■ Requirement ■
Set the lines down again exactly, first line through the line that contains "from matplotlib.ticker import MultipleLocator", with no pictures.

■ Given information ■
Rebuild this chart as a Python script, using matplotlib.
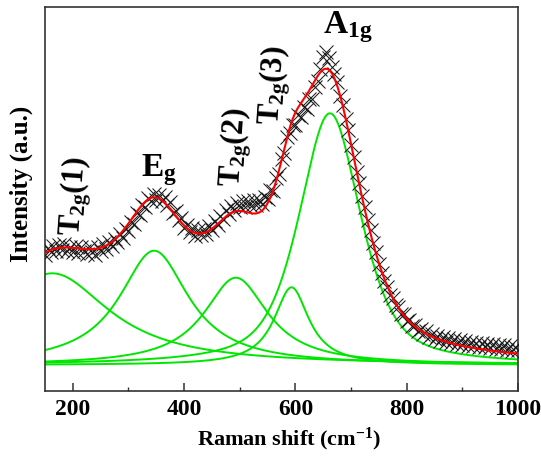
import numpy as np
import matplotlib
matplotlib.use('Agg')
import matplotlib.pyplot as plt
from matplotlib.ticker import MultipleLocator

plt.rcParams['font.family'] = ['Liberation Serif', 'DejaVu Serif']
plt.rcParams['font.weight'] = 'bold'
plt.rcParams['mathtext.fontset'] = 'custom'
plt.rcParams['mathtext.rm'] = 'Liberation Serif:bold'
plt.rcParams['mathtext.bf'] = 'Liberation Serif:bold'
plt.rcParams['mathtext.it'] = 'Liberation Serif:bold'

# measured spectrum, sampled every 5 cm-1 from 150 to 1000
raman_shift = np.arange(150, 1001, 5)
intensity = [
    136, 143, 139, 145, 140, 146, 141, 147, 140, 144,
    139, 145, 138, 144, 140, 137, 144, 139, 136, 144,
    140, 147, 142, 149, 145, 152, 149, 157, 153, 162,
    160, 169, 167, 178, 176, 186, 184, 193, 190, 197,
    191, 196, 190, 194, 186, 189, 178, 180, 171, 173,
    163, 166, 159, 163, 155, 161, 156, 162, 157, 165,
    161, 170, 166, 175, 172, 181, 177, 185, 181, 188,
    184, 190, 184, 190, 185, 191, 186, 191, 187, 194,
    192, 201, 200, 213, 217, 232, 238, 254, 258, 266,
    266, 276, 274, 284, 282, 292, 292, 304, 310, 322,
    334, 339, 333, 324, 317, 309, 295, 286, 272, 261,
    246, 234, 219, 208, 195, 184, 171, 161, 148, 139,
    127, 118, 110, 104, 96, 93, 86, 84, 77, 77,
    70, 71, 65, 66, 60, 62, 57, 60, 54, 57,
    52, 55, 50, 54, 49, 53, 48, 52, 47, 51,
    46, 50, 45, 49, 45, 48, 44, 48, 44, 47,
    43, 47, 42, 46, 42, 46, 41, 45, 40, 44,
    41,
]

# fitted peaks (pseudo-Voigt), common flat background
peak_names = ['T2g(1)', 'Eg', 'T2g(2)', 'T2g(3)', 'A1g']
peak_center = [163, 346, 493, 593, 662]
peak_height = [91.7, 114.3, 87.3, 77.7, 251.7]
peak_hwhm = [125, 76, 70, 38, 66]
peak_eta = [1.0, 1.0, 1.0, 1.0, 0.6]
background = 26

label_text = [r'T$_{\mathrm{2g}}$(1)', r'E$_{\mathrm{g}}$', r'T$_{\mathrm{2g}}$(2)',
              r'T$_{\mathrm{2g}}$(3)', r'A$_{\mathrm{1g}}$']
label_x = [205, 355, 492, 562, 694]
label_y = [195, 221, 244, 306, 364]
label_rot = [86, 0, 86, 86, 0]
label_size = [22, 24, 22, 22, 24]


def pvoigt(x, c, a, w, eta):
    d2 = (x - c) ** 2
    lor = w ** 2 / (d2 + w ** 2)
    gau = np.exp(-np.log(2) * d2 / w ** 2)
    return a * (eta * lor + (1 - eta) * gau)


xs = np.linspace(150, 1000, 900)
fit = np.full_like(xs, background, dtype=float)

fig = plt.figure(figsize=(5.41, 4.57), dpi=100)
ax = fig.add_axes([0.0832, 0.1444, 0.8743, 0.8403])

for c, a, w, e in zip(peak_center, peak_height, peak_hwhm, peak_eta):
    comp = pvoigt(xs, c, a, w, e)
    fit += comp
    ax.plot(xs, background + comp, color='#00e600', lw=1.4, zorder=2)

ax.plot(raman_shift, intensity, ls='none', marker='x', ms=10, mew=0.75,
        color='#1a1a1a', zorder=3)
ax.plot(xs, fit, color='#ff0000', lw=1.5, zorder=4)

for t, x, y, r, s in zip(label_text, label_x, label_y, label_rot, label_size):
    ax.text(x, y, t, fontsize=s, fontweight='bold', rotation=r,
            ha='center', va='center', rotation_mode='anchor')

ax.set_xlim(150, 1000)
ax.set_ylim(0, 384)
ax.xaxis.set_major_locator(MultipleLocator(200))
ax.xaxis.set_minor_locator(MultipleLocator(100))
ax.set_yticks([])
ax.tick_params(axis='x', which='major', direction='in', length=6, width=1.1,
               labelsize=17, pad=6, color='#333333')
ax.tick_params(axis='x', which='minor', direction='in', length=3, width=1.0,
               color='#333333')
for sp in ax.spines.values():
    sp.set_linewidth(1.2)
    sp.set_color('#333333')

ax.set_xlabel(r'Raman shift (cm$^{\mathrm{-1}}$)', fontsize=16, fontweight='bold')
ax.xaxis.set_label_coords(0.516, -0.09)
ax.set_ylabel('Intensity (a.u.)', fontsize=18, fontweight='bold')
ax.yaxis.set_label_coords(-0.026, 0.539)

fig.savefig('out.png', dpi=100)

■ Answer in full ■
Rebuild this chart as a Python script, using matplotlib.
import numpy as np
import matplotlib
matplotlib.use('Agg')
import matplotlib.pyplot as plt
from matplotlib.ticker import MultipleLocator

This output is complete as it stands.